Es otra de esas leyendas la que llaman “El Duende del Tío Nabo” y que con muchas idas y venidas por el campo, de la casa al pedazo, del monte a la cueva, un pelayo al que llamaban “Tío Nabo” se encontraba a diario con un molesto duende que le estorbaba. Al final, se llegó a la conclusión que se trataba de un “alma en pena”, la de su padre a quien no había querido dedicar unas misas cuando murió, y que sin que los demás pudieran verle a él le molestaba mucho.

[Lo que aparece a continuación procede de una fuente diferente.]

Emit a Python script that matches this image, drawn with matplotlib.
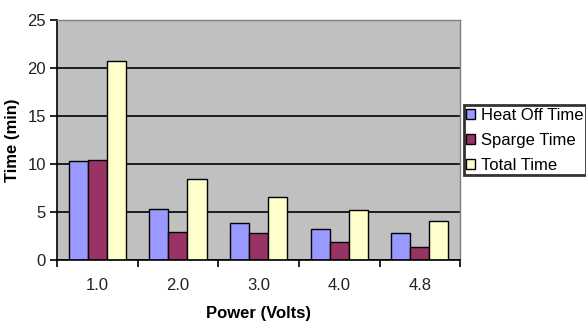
import numpy as np
import matplotlib.pyplot as plt

plt.rcParams['font.family'] = ['Liberation Sans', 'DejaVu Sans']

voltages = ['1.0', '2.0', '3.0', '4.0', '4.8']
heat_off = [10.3, 5.3, 3.9, 3.2, 2.8]
sparge = [10.4, 2.9, 2.8, 1.9, 1.35]
total = [20.7, 8.4, 6.6, 5.25, 4.05]

series = [('Heat Off Time', heat_off, '#9999FF'),
          ('Sparge Time', sparge, '#993366'),
          ('Total Time', total, '#FFFFCC')]

fig = plt.figure(figsize=(5.86, 3.28), dpi=100)
ax = fig.add_axes([0.0973, 0.207, 0.688, 0.732])
ax.set_facecolor('#C0C0C0')

x = np.arange(len(voltages))
w = 0.236
for i, (name, vals, col) in enumerate(series):
    ax.bar(x + (i - 1) * w, vals, w, color=col, edgecolor='black',
           linewidth=1, label=name, zorder=3)

ax.set_ylim(0, 25)
ax.set_xlim(-0.5, len(voltages) - 0.5)
ax.set_yticks(range(0, 26, 5))
ax.yaxis.grid(True, color='black', linewidth=1.2, zorder=1)

# category boundaries get the tick marks, labels sit in the middle
ax.set_xticks(np.arange(-0.5, len(voltages), 1))
ax.set_xticklabels([])
ax.set_xticks(x, minor=True)
ax.set_xticklabels(voltages, minor=True)
ax.tick_params(axis='x', which='major', length=5, width=1.2, direction='out')
ax.tick_params(axis='x', which='minor', length=0, pad=13, labelsize=12,
               labelcolor='#222222')
ax.tick_params(axis='y', length=5, width=1.2, labelsize=12, pad=3,
               labelcolor='#222222')

for s in ['left', 'bottom']:
    ax.spines[s].set_linewidth(1.2)
    ax.spines[s].set_color('black')
for s in ['top', 'right']:
    ax.spines[s].set_color('#808080')
    ax.spines[s].set_linewidth(1)
ax.spines['bottom'].set_zorder(4)

ax.set_xlabel('Power (Volts)', fontsize=12, fontweight='bold', labelpad=9)
ax.set_ylabel('Time (min)', fontsize=12, fontweight='bold', labelpad=5)

leg = fig.legend(loc='center left', bbox_to_anchor=(0.791, 0.573),
                 fontsize=12, frameon=True, fancybox=False,
                 handlelength=0.55, handleheight=0.55, handletextpad=0.35,
                 borderpad=0.15, labelspacing=0.6, borderaxespad=0)
leg.get_frame().set_edgecolor('black')
leg.get_frame().set_linewidth(2)

fig.savefig('out.png', dpi=100)
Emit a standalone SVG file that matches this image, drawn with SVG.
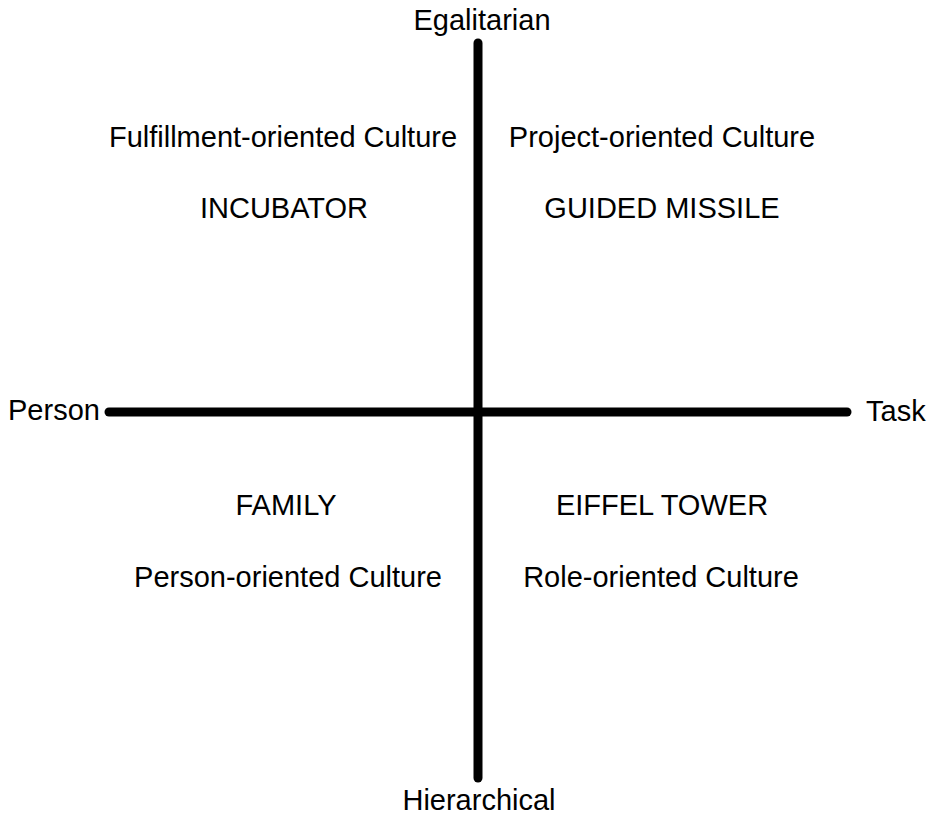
<svg xmlns="http://www.w3.org/2000/svg" width="934" height="815" viewBox="0 0 934 815">
<style>
text{font-family:"Liberation Sans",Arial,sans-serif;font-size:29px;fill:#000}
.c{text-anchor:middle}
.axis{stroke:#000;stroke-width:9;stroke-linecap:round;fill:none}
</style>
<rect width="934" height="815" fill="#fff"/>
<g id="connectors">
<line class="axis" x1="478" y1="43" x2="478" y2="778"/>
<line class="axis" x1="109" y1="412" x2="847" y2="412"/>
</g>
<g id="egalitarian"><text class="c" x="482" y="30">Egalitarian</text></g>
<g id="hierarchical"><text class="c" x="479" y="810">Hierarchical</text></g>
<g id="person"><text x="8" y="420">Person</text></g>
<g id="task"><text x="866" y="421">Task</text></g>
<g id="incubator">
<text class="c" x="283" y="147">Fulfillment-oriented Culture</text>
<text class="c" x="284" y="218">INCUBATOR</text>
</g>
<g id="guided-missile">
<text class="c" x="662" y="147">Project-oriented Culture</text>
<text class="c" x="662" y="218">GUIDED MISSILE</text>
</g>
<g id="family">
<text class="c" x="286" y="515">FAMILY</text>
<text class="c" x="288" y="587">Person-oriented Culture</text>
</g>
<g id="eiffel-tower">
<text class="c" x="662" y="515">EIFFEL TOWER</text>
<text class="c" x="661" y="587">Role-oriented Culture</text>
</g>
</svg>
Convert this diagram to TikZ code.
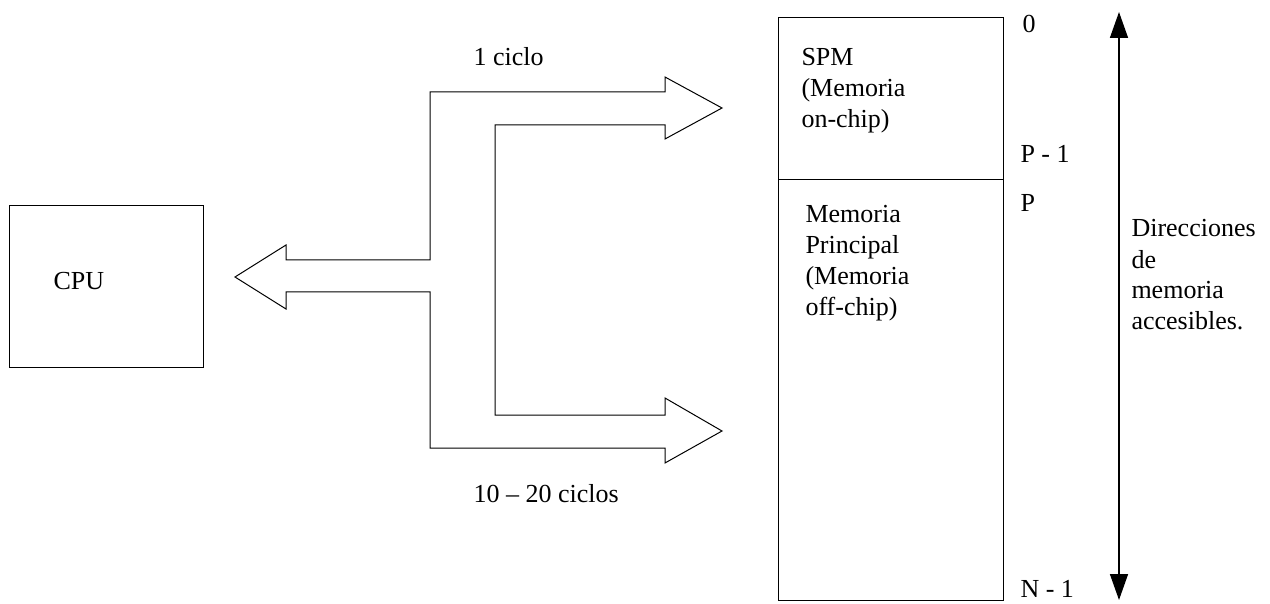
\documentclass[tikz,border=0pt]{standalone}
\usepackage{fontspec}
\setmainfont{Liberation Serif}
\usetikzlibrary{arrows.meta}

\tikzset{
  txt/.style={anchor=base west, inner sep=0pt, align=left, font=\fontsize{26}{31}\selectfont},
  blk/.style={draw, anchor=north west, inner sep=0pt}
}

\begin{document}
\begin{tikzpicture}[x=1pt,y=-1pt,line width=1pt]
	\useasboundingbox (0,0) rectangle (1270,604);
	% boxes
	\node[blk, minimum width=194pt, minimum height=162pt] (cpu) at (9,205) {};
	\node[blk, minimum width=225pt, minimum height=583pt] (mem) at (778,17) {};
	\coordinate (div) at (0,180);
	\draw (mem.west |- div) -- (mem.east |- div);
	% bus
	\draw (665,77) -- (722,108) -- (665,139) -- (665,125) -- (495,125) -- (495,415)
		-- (665,415) -- (665,398) -- (722,431) -- (665,463) -- (665,448) -- (430,448)
		-- (430,292) -- (286,292) -- (286,309) -- (235,277) -- (286,245) -- (286,260)
		-- (430,260) -- (430,92) -- (665,92) -- cycle;
	% address range
	\coordinate (atop) at (1119,12);
	\coordinate (abot) at (1119,600);
	\draw[line width=1.5pt, {Triangle[width=18pt,length=26pt]}-{Triangle[width=18pt,length=26pt]}] (atop) -- (abot);
	% labels
	\node[txt] (tcpu) at (53,290) {CPU};
	\node[txt] (tfast) at (473,66) {1 ciclo};
	\node[txt] (tslow) at (473,502) {10 -- 20 ciclos};
	\node[txt] (tspm) at (801,128) {SPM\\(Memoria\\on-chip)};
	\node[txt] (tmain) at (805,316) {Memoria\\Principal\\(Memoria\\off-chip)};
	\node[txt] (tzero) at (1022,33) {0};
	\node[txt] (tpm) at (1020,163) {P - 1};
	\node[txt] (tp) at (1020,212) {P};
	\node[txt] (tn) at (1020,597) {N - 1};
	\node[txt] (tdir) at (1131,330) {Direcciones\\de\\memoria\\accesibles.};
\end{tikzpicture}
\end{document}
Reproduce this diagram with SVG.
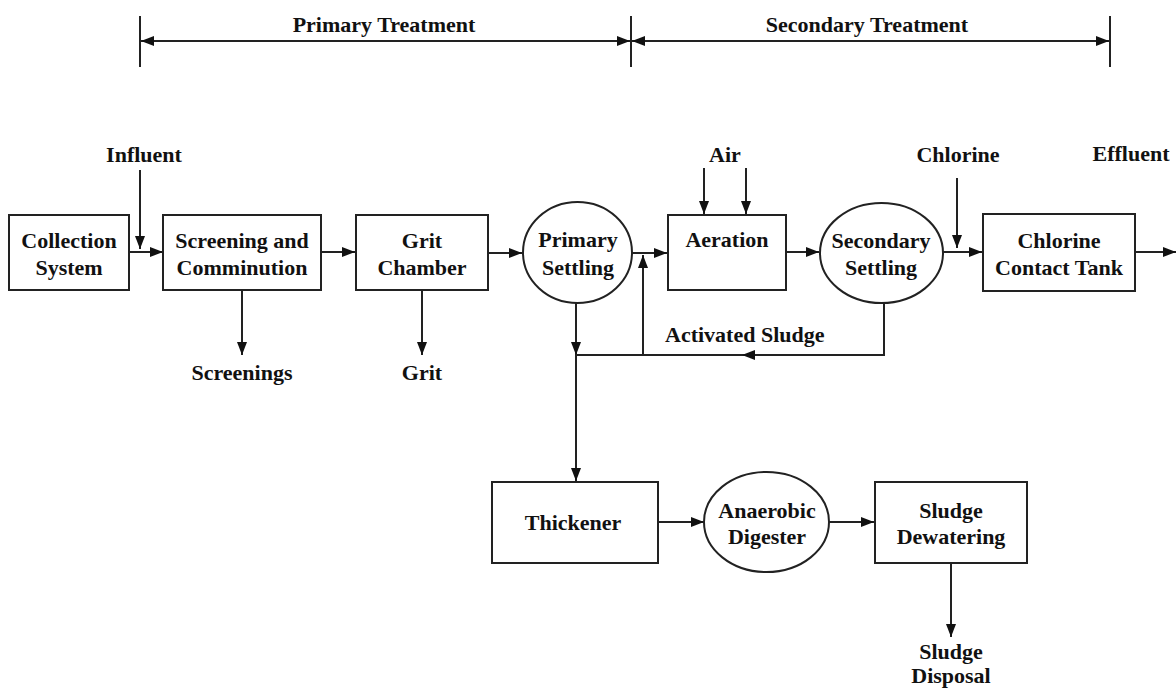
<svg xmlns="http://www.w3.org/2000/svg" width="1176" height="689" viewBox="0 0 1176 689">
<style>
.box{fill:#fff;stroke:#222;stroke-width:2}
.ln{fill:none;stroke:#222;stroke-width:2}
.t{font-family:"Liberation Serif","Times New Roman",serif;font-weight:bold;font-size:22px;fill:#111;text-anchor:middle}
.ts{text-anchor:start}
</style>
<defs>
<marker id="ah" markerUnits="userSpaceOnUse" markerWidth="14" markerHeight="12" refX="13" refY="5" orient="auto-start-reverse">
<path d="M0,0 L13,5 L0,10 z" fill="#111"/>
</marker>
</defs>
<g id="brackets">
<line class="ln" x1="140" y1="16" x2="140" y2="67"/>
<line class="ln" x1="631" y1="16" x2="631" y2="67"/>
<line class="ln" x1="1110" y1="16" x2="1110" y2="67"/>
<line class="ln" x1="141" y1="41" x2="630" y2="41" marker-start="url(#ah)" marker-end="url(#ah)"/>
<line class="ln" x1="632" y1="41" x2="1109" y2="41" marker-start="url(#ah)" marker-end="url(#ah)"/>
<text class="t" x="384" y="32">Primary Treatment</text>
<text class="t" x="867" y="32">Secondary Treatment</text>
</g>
<g id="connectors">
<line class="ln" x1="140" y1="170" x2="140" y2="249" marker-end="url(#ah)"/>
<line class="ln" x1="129" y1="252" x2="163" y2="252" marker-end="url(#ah)"/>
<line class="ln" x1="321" y1="252" x2="355" y2="252" marker-end="url(#ah)"/>
<line class="ln" x1="242" y1="290" x2="242" y2="355" marker-end="url(#ah)"/>
<line class="ln" x1="422" y1="290" x2="422" y2="355" marker-end="url(#ah)"/>
<line class="ln" x1="488" y1="253" x2="522" y2="253" marker-end="url(#ah)"/>
<line class="ln" x1="632" y1="253" x2="667" y2="253" marker-end="url(#ah)"/>
<line class="ln" x1="704" y1="168" x2="704" y2="214" marker-end="url(#ah)"/>
<line class="ln" x1="746" y1="168" x2="746" y2="214" marker-end="url(#ah)"/>
<line class="ln" x1="786" y1="252" x2="819" y2="252" marker-end="url(#ah)"/>
<line class="ln" x1="957" y1="178" x2="957" y2="248" marker-end="url(#ah)"/>
<line class="ln" x1="943" y1="252" x2="982" y2="252" marker-end="url(#ah)"/>
<line class="ln" x1="1135" y1="252" x2="1176" y2="252" marker-end="url(#ah)"/>
<line class="ln" x1="576" y1="303" x2="576" y2="355" marker-end="url(#ah)"/>
<line class="ln" x1="576" y1="355" x2="576" y2="481" marker-end="url(#ah)"/>
<path class="ln" d="M884,303 V355 H576"/>
<path d="M742,355 L755,350 L755,360 z" fill="#111"/>
<line class="ln" x1="643" y1="355" x2="643" y2="255" marker-end="url(#ah)"/>
<line class="ln" x1="658" y1="522" x2="704" y2="522" marker-end="url(#ah)"/>
<line class="ln" x1="829" y1="522" x2="874" y2="522" marker-end="url(#ah)"/>
<line class="ln" x1="951" y1="563" x2="951" y2="637" marker-end="url(#ah)"/>
</g>
<g id="labels">
<text class="t" x="144" y="162">Influent</text>
<text class="t" x="725" y="162">Air</text>
<text class="t" x="958" y="162">Chlorine</text>
<text class="t" x="1131" y="161">Effluent</text>
<text class="t" x="242" y="380">Screenings</text>
<text class="t" x="422" y="380">Grit</text>
<text class="t ts" x="665" y="342">Activated Sludge</text>
<text class="t" x="951" y="659">Sludge</text>
<text class="t" x="951" y="683">Disposal</text>
</g>
<g id="collection">
<rect class="box" x="9" y="215" width="120" height="75"/>
<text class="t" x="69" y="248">Collection</text>
<text class="t" x="69" y="275">System</text>
</g>
<g id="screening">
<rect class="box" x="163" y="215" width="158" height="75"/>
<text class="t" x="242" y="248">Screening and</text>
<text class="t" x="242" y="275">Comminution</text>
</g>
<g id="grit">
<rect class="box" x="356" y="215" width="132" height="75"/>
<text class="t" x="422" y="248">Grit</text>
<text class="t" x="422" y="275">Chamber</text>
</g>
<g id="primary-settling">
<ellipse class="box" cx="577.5" cy="252.5" rx="54.5" ry="50.5"/>
<text class="t" x="578" y="247">Primary</text>
<text class="t" x="578" y="275">Settling</text>
</g>
<g id="aeration">
<rect class="box" x="668" y="215" width="118" height="75"/>
<text class="t" x="727" y="247">Aeration</text>
</g>
<g id="secondary-settling">
<ellipse class="box" cx="881.5" cy="253" rx="61.5" ry="50"/>
<text class="t" x="881" y="248">Secondary</text>
<text class="t" x="881" y="275">Settling</text>
</g>
<g id="chlorine-contact">
<rect class="box" x="983" y="214" width="152" height="77"/>
<text class="t" x="1059" y="248">Chlorine</text>
<text class="t" x="1059" y="275">Contact Tank</text>
</g>
<g id="thickener">
<rect class="box" x="492" y="482" width="166" height="81"/>
<text class="t" x="573" y="530">Thickener</text>
</g>
<g id="digester">
<ellipse class="box" cx="766.5" cy="522" rx="62.5" ry="50"/>
<text class="t" x="767" y="518">Anaerobic</text>
<text class="t" x="767" y="544">Digester</text>
</g>
<g id="dewatering">
<rect class="box" x="875" y="482" width="152" height="81"/>
<text class="t" x="951" y="518">Sludge</text>
<text class="t" x="951" y="544">Dewatering</text>
</g>
</svg>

Finalmente, de entre otras muchas, recuerda Marta Embid la leyenda del Tío Lobero, una secuencia de licántropo que en noches de luna se transformaba en lobo y atacaba a los vecinos. Una vez atacó a su propia mujer, y al regresar del monte, convertido en humano nuevamente, se dio cuenta que entre los dientes llevaba hilos del traje de su esposa… escalofríos da, pensar estas cosas, pero como esta hay muchas otras leyendas en Huertapelayo que nos cuentan los sucedidos sencillos y populares con que sus habitantes amenizaban las largas horas de oscuridad junto al fuego de las chimeneas y los candiles

Un gran libro sobre Huertapelayo

Existe un libro encantador, con muchas ilustraciones a color, y detalles de todo lo que en Huertapelayo ha ocurrido a lo largo de los siglos. Historias y evocaciones, dichos, refranes, fiestas y remedios caseros. El título es “Historias y Leyendas de Huertapelayo”, su autora Marta Embid Ruiz, está editado por Aache en su Colección “Tierra de Guadalajara” como nº 91, con 136 páginas, y numerosas ilustraciones. Un elemento clave para mejor conocer, todavía, nuestra tierra.